Beruriah was the wife of the second-century Rabbi Meir, a Jewish sage who lived during the time of the Mishnah. Though Rabbi Meir is one of the most often cited rabbis in the Mishnah, his wife was also known for her learning and wisdom.
Beruriah’s Early Life
Beruriah was the daughter of the Palestinian sage Rabbi Hananiah ben Teradion. According to stories, even as a young child her intelligence was evident to anyone who spent time with her. In the Babylonian Talmud it is said that she learned “three hundred laws from three hundred teachers in one day” (Pesachim 62b) and even dared to challenge her father on the topic of ritual purity. Given her love of knowledge, it was no surprise that Beruriah was matched with a great sage when she reached a marriageable age.
Beruriah in the Talmud
Talmudic stories about Beruriah frequently highlight her intelligence along with other aspects of her personality.

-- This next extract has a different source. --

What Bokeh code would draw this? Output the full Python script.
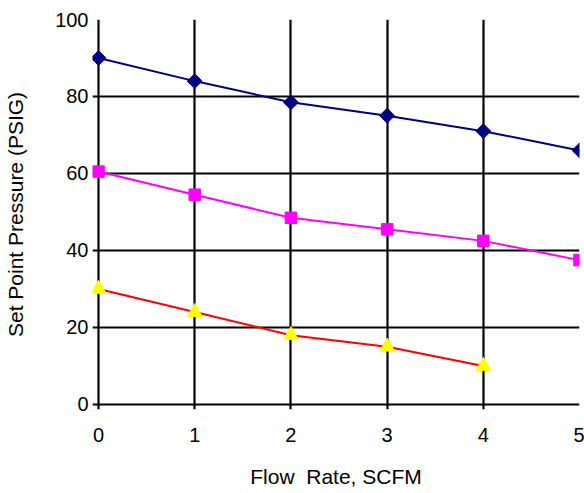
from bokeh.plotting import figure
from bokeh.models import Range1d, FixedTicker
from bokeh.embed import file_html
from bokeh.resources import INLINE
import numpy as np

# ---- data ----
flow_rate = [0, 1, 2, 3, 4, 5]
pressure_high = [90, 84, 78.5, 75, 71, 66]
pressure_mid = [60.5, 54.5, 48.5, 45.5, 42.5, 37.5]
flow_rate_low = [0, 1, 2, 3, 4]
pressure_low = [30, 24, 18, 15, 10]
x_ticks = [0, 1, 2, 3, 4, 5]
y_ticks = [0, 20, 40, 60, 80, 100]

FONT = "Liberation Sans"

p = figure(width=584, height=493, output_backend="svg", toolbar_location=None,
           x_range=Range1d(-0.0625, 5), y_range=Range1d(-1.3, 100),
           min_border_left=92, min_border_right=5, min_border_top=19, min_border_bottom=84)
p.outline_line_color = None
p.background_fill_color = "white"
p.border_fill_color = "white"

for g in (p.xgrid, p.ygrid):
    g.grid_line_color = "black"
    g.grid_line_width = 2.2
p.xgrid.ticker = FixedTicker(ticks=x_ticks)
p.ygrid.ticker = FixedTicker(ticks=y_ticks)

p.xaxis.ticker = FixedTicker(ticks=x_ticks)
p.yaxis.ticker = FixedTicker(ticks=y_ticks)
for ax in (p.xaxis, p.yaxis):
    ax.axis_line_color = None
    ax.major_tick_line_color = None
    ax.minor_tick_line_color = None
    ax.major_tick_out = 0
    ax.major_tick_in = 0
    ax.major_label_text_font = FONT
    ax.major_label_text_font_size = "20px"
    ax.major_label_text_color = "black"
    ax.axis_label_text_font = FONT
    ax.axis_label_text_font_size = "21px"
    ax.axis_label_text_font_style = "normal"
    ax.axis_label_text_color = "black"

p.xaxis.axis_label = "Flow\u00a0 Rate, SCFM"
p.yaxis.axis_label = "Set Point Pressure (PSIG)"
p.xaxis.major_label_standoff = 18
p.xaxis.axis_label_standoff = 20
p.yaxis.major_label_standoff = 4
p.yaxis.axis_label_standoff = 25

# series
p.line(flow_rate, pressure_high, line_color="#000080", line_width=2)
p.scatter(flow_rate, pressure_high, marker="square", angle=np.pi / 4, size=10.5,
          fill_color="#000080", line_color="#000080")

p.line(flow_rate, pressure_mid, line_color="#FF00FF", line_width=2)
p.scatter(flow_rate, pressure_mid, marker="square", size=11.5,
          fill_color="#FF00FF", line_color="#FF00FF")

p.line(flow_rate_low, pressure_low, line_color="#FF0000", line_width=2)
p.scatter(flow_rate_low, pressure_low, marker="triangle", size=15,
          fill_color="#FFFF00", line_color="#FFFF00")

open("out.html", "w").write(file_html(p, INLINE))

She is shown as someone who was kind, outspoken and witty. Jewish texts also recount the tragedies that Beruriah endured throughout her life.

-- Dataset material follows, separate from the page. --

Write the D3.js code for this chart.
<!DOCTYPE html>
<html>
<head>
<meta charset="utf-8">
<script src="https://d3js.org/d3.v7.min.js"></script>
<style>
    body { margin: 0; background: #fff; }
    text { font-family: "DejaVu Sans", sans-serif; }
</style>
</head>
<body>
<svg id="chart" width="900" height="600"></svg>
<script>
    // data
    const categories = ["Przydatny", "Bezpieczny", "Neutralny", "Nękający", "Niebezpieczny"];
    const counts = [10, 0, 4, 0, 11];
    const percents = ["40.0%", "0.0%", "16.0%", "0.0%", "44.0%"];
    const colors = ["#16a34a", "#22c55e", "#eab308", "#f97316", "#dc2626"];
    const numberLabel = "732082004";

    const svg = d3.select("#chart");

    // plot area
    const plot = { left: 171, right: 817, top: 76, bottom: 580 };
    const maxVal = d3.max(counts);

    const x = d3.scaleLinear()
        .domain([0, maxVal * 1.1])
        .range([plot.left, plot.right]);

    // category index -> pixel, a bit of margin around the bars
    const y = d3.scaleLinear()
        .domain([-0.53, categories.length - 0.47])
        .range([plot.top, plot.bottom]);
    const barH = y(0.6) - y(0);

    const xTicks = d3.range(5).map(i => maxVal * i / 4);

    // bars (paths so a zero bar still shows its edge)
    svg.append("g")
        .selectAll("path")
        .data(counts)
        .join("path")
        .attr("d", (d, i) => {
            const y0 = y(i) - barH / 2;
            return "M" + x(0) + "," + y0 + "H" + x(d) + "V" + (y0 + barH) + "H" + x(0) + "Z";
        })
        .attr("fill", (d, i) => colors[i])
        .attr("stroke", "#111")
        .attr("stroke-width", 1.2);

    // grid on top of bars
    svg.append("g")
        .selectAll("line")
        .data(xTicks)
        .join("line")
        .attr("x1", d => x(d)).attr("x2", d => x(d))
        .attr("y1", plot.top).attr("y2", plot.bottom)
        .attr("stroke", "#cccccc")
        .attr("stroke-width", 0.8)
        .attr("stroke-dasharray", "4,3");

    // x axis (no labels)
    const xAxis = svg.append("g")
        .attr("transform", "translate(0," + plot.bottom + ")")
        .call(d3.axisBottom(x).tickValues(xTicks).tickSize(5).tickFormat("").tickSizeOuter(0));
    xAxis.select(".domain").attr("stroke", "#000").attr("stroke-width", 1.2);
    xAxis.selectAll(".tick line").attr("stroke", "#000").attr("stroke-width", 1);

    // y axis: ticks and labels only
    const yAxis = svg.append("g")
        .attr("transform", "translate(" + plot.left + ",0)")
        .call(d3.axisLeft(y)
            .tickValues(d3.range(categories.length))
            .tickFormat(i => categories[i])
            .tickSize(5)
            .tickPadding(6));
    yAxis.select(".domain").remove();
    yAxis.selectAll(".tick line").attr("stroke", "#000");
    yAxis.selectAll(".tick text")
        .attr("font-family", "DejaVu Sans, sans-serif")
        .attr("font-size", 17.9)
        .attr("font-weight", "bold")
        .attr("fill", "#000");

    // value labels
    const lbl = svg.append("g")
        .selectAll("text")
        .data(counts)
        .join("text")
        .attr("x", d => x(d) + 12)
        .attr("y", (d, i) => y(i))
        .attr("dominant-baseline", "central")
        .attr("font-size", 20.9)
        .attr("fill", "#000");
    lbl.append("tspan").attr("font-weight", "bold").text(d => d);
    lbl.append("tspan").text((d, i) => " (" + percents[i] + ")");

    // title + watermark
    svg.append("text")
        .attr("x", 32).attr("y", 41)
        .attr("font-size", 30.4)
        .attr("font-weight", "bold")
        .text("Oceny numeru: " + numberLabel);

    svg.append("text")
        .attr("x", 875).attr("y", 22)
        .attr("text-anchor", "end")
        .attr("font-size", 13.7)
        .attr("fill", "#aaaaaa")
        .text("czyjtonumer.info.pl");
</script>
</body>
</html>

In one story, when neighbors harass Beruriah and Rabbi Meir he prays and asks God to strike down those who are responsible. To this Beruriah responds: “Do you justify yourself because of the Psalmist’s pleas, ‘Let sins cease from the land?’ Sinners don’t have to die for sins to cease; it is sufficient that they stop sinning” (Brakhot 10a, Telushkin 147). In other words, Beruriah believed Rabbi Meir should have prayed for their neighbors to recognize the error of their ways rather than pray for their demise.
Another story recounts Beruriah’s reaction to a rabbinic proverb that said one should not talk too much to women. When Rabbi Yossi the Galilean asks her, “By which route shall we travel to Lod?” she replies: “Don’t the sages teach. ‘Don’t talk to women?’ You should have said, ‘To Lod, how?’” (Eruvin 53b, Telushkin 147).

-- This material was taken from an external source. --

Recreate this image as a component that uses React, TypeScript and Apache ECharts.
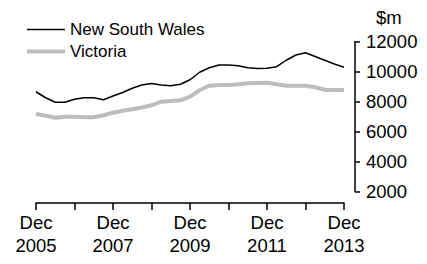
import React, { useEffect, useRef } from "react";
import * as echarts from "echarts";

const years = [2005, 2006, 2007, 2008, 2009, 2010, 2011, 2012, 2013];
const quarterMonths = ["Dec", "Mar", "Jun", "Sep"];
const categories: string[] = [];
for (let i = 0; i <= 32; i++) {
  const m = quarterMonths[i % 4];
  const y = years[0] + Math.ceil(i / 4);
  categories.push(m + " " + (i % 4 === 0 ? years[0] + i / 4 : y));
}

const nswValues = [
  8650, 8250, 7950, 7950, 8150, 8250, 8250, 8120, 8370, 8600, 8880, 9100, 9200,
  9100, 9050, 9150, 9450, 9950, 10250, 10430, 10430, 10380, 10250, 10200, 10210,
  10320, 10750, 11100, 11250, 11000, 10750, 10500, 10280,
];
const vicValues = [
  7170, 7050, 6920, 6980, 6990, 6950, 6950, 7080, 7250, 7380, 7480, 7600, 7750,
  7990, 8030, 8080, 8320, 8750, 9050, 9100, 9100, 9150, 9210, 9230, 9250, 9150,
  9050, 9050, 9050, 8950, 8780, 8760, 8770,
];
const yTicks = { min: 2000, max: 12000, interval: 2000 };
const unitLabel = "$m";

const FONT = "'Liberation Sans', Arial, sans-serif";
const FS = 17;
const AFS = 18.5;
const NSW_COLOR = "#000";
const VIC_COLOR = "#bdbdbd";

export default function App() {
  const ref = useRef<HTMLDivElement>(null);
  useEffect(() => {
    if (!ref.current) return;
    const chart = echarts.init(ref.current, undefined, { renderer: "svg" });
    chart.setOption({
      animation: false,
      textStyle: { fontFamily: FONT, fontSize: FS, color: "#000" },
      grid: { left: 36, right: 83, top: 41.5, bottom: 72.5 },
      legend: {
        orient: "vertical",
        left: 27,
        top: 21,
        padding: 0,
        itemWidth: 38,
        itemHeight: 14,
        itemGap: 5,
        textStyle: { fontFamily: FONT, fontSize: FS, color: "#000" },
        data: [
          {
            name: "New South Wales",
            icon: "path://M0,0H38V1.6H0Z",
            itemStyle: { color: NSW_COLOR },
          },
          {
            name: "Victoria",
            icon: "path://M0,0H38V4H0Z",
            itemStyle: { color: VIC_COLOR },
          },
        ],
      },
      graphic: [
        {
          type: "text",
          left: 376,
          top: 8,
          style: { text: unitLabel, font: `${AFS}px ${FONT}`, fill: "#000" },
        },
      ],
      xAxis: {
        type: "category",
        data: categories,
        boundaryGap: false,
        offset: 11.5,
        axisLine: { lineStyle: { color: "#000", width: 1.5 } },
        axisTick: { interval: 3, length: 7, lineStyle: { color: "#000", width: 1.5 } },
        axisLabel: {
          interval: 7,
          margin: 8,
          lineHeight: 23,
          fontFamily: FONT,
          fontSize: AFS,
          color: "#000",
          formatter: (v: string) => v.replace(" ", "\n"),
        },
        splitLine: { show: false },
      },
      yAxis: {
        type: "value",
        position: "right",
        offset: 11,
        min: yTicks.min,
        max: yTicks.max,
        interval: yTicks.interval,
        axisLine: { show: true, lineStyle: { color: "#000", width: 1.5 } },
        axisTick: { show: true, length: 5, lineStyle: { color: "#000", width: 1.5 } },
        axisLabel: {
          margin: 11,
          fontFamily: FONT,
          fontSize: AFS,
          color: "#000",
          formatter: (v: number) => String(v),
        },
        splitLine: { show: false },
      },
      series: [
        {
          name: "New South Wales",
          type: "line",
          data: nswValues,
          symbol: "none",
          lineStyle: { color: NSW_COLOR, width: 1.5 },
          itemStyle: { color: NSW_COLOR },
          z: 3,
        },
        {
          name: "Victoria",
          type: "line",
          data: vicValues,
          symbol: "none",
          lineStyle: { color: VIC_COLOR, width: 4 },
          itemStyle: { color: VIC_COLOR },
          z: 2,
        },
      ],
    });
    return () => chart.dispose();
  }, []);
  return (
    <div
      ref={ref}
      style={{ position: "fixed", left: 0, top: 0, width: 427, height: 264, background: "#fff" }}
    />
  );
}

Beruriah also endured significant hardship in her life. The Romans killed her father for teaching Torah and her mother and brother also suffered violent deaths. According to some sources her sister was abducted by the Romans and forced to work in a brothel. Rabbi Meir was able to rescue her, but the entire family was forced to flee to Babylonia as a result.
The Death of Beruriah’s Sons
One of the best-known stories about Beruriah has to do with the tragic death of her two sons. When both of her sons died suddenly on Shabbat (the reader is not told how they died) she laid their bodies out in the bedroom and waited for Rabbi Meir to come home. When he arrived, he asked about their sons but Beruriah changed the subject so that Rabbi Meir would not need to learn about his children’s deaths during Shabbat. The couple proceeded to recite the havdalah blessings that bring Shabbat to a close, then Beruriah asked her husband a question: “Some time ago, I was given a treasure to guard, and now the owner wants it back. Must I return it?” When Rabbi Meir responded that yes, of course she must return it, she led him into the room and showed him the bodies of their sons, saying: “These are the treasures and God has taken them back” (Yalkut Proverbs 964, Midrash Proverbs 37:76, Telushkin 148).
Beruriah’s death was not recorded in the Talmud. Rather, in the Middle Ages Rashi includes as part of his commentary on Talmud Avodah Zara 18b the tale of Beruriah’s seduction, adultery and subsequent suicide. According to this tale, Rabbi Meir asked one of his students to try and seduce his wife after she scoffed at the rabbinic notion that women are light-minded. Eventually the student succeeded and Beruriah hanged herself out of shame. Rashi refers to this series of events as “the Beruriah incident.”
While it is impossible to comment on the accuracy of this story, it is feasible that it was invented as an attempt to discredit Beruriah. Some scholars believe the tragic story of her death reflects a discomfort with the idea of a woman being as learned as the rabbinic sages.
- Telushkin, Joseph. “Jewish Literacy: The Most Important Things to Know About the Jewish Religion, Its People and Its History.” William Morrow: New York, 1991.